All the recommendations in the Bill could easily have passed a Committee stage in this House in half an hour. The RUC itself recommended many of them. No one is objecting to the reform of the RUC. It has been in existence since 1920. I think I have illustrated in this House how it came to be demonised by so-called republicans. But its name has a symbolism.
One Liberal Democrat Member has said that the symbolism of the RUC is offensive to Northern Ireland Catholics. But taking away that symbol will be offensive to Protestants--by removing the alienation of one community, we alienate the other. What does it mean to take away the name of the RUC? There will be many widows, sons, daughters, fathers and mothers who will be grievously offended if the name is taken away.
Again, when I spoke in Committee, letters were sent to nationalist newspapers saying: "Does he forget that the RUC hit him over the head with a baton when he was leading a civil rights march on 5th October 1968?". I do not forget that at all. O thought it very wrong of the RUC to attack me and others when I was engaged in demanding civil rights for everyone in Northern Ireland, Catholics and Protestants. But it is 30 years since that happened. Many changes have taken place in the RUC over that period.

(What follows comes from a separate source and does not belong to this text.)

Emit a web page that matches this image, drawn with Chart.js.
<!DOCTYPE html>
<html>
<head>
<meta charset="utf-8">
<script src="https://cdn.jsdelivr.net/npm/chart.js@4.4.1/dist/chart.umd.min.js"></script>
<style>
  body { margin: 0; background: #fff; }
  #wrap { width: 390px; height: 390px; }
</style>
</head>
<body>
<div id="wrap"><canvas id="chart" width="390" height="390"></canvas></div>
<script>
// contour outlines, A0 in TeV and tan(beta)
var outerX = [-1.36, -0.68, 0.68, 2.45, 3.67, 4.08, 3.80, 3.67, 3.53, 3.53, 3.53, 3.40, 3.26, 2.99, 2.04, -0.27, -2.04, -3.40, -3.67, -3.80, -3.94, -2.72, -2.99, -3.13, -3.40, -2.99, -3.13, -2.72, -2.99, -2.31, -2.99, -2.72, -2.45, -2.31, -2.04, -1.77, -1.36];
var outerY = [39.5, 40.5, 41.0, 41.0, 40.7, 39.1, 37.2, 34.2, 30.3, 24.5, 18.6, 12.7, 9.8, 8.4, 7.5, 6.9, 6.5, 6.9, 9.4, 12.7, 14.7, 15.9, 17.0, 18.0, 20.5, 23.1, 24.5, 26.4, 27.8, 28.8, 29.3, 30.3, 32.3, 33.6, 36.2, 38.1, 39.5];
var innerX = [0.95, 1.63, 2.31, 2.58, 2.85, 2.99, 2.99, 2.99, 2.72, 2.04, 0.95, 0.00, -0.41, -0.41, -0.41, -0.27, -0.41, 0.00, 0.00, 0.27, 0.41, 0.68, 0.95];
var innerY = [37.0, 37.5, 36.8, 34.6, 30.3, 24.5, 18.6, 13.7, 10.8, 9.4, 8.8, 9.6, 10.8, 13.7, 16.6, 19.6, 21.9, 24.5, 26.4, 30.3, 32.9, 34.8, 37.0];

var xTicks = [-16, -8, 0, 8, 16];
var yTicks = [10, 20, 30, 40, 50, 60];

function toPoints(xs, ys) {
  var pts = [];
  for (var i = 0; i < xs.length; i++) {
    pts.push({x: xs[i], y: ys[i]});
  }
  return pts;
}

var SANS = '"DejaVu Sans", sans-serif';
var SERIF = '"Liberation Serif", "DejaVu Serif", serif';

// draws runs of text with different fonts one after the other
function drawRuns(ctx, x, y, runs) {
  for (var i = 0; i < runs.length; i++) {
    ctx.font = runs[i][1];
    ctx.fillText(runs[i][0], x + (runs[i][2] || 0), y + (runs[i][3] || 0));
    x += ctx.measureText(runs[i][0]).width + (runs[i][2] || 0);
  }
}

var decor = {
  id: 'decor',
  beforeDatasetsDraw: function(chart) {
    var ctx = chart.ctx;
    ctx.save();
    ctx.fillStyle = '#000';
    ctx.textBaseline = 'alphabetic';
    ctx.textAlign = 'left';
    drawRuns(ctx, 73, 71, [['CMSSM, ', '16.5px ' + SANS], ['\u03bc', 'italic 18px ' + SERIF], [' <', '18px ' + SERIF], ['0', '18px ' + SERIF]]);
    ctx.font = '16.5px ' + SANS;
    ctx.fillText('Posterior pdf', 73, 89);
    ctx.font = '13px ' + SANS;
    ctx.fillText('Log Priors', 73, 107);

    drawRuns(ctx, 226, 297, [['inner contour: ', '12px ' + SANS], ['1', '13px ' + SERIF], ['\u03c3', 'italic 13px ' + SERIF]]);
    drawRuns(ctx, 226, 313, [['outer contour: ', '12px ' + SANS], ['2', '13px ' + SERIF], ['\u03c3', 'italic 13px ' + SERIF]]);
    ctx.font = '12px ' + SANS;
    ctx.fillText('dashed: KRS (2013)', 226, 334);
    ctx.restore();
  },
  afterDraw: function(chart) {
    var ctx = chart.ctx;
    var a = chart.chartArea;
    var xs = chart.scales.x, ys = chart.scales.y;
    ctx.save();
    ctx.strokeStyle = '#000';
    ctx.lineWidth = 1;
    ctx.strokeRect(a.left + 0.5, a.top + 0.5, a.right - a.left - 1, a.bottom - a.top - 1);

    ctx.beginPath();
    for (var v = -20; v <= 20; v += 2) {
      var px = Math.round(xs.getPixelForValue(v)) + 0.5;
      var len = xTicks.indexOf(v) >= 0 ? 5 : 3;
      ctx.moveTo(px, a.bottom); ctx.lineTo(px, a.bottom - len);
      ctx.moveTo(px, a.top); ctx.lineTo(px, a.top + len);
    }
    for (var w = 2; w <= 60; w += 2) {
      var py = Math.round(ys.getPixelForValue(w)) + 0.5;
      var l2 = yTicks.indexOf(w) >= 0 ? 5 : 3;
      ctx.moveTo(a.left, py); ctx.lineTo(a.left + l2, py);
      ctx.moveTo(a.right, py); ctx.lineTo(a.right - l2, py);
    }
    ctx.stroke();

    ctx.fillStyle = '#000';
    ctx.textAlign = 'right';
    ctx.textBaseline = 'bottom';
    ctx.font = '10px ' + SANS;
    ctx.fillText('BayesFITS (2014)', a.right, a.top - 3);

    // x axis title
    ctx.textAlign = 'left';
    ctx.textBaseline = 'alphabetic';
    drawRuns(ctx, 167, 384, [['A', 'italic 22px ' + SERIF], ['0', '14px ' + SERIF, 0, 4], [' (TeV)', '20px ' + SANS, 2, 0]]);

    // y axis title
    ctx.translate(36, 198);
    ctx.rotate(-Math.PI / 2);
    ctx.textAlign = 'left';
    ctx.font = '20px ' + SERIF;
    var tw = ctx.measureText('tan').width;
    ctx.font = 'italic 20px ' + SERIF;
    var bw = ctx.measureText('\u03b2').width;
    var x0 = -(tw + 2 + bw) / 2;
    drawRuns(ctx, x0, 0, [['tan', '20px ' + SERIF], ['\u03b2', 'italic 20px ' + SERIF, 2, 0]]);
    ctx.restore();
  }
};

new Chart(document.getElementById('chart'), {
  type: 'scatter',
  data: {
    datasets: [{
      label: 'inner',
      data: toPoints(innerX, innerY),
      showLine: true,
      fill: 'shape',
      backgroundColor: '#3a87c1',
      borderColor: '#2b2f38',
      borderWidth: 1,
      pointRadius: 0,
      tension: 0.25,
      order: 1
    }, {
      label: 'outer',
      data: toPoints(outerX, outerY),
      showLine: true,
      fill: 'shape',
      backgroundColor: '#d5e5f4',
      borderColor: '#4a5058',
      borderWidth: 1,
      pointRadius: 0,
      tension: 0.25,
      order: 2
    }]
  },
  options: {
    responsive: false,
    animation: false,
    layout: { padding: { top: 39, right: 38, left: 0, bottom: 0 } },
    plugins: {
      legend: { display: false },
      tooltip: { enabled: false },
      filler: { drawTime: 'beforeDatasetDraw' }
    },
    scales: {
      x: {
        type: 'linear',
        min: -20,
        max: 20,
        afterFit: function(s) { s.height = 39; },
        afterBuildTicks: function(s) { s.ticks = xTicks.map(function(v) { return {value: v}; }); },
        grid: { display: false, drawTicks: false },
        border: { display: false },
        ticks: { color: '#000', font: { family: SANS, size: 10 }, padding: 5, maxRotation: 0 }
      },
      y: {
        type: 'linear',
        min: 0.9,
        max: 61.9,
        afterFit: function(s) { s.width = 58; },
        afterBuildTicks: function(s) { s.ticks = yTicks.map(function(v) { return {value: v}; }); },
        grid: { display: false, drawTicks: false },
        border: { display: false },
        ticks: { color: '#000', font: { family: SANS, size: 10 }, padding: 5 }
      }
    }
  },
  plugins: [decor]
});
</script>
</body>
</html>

I believe that the RUC as presently constructed, together with these reforms when they are implemented, will turn out to be a totally different force from what it was under unionist domination over many years. On Monday of this week, a Catholic ombudswoman opened up her office in Northern
Ireland for the purpose of looking into complaints against the RUC. I welcome that development; indeed, the RUC's Chief Constable also welcomes it. The RUC is not against change that will make it a better and a more acceptable force. By rejecting the name, we shall offend many, many people in Northern Ireland. It will not bring support from that section of the community which has been so opposed to it over the past 30 years.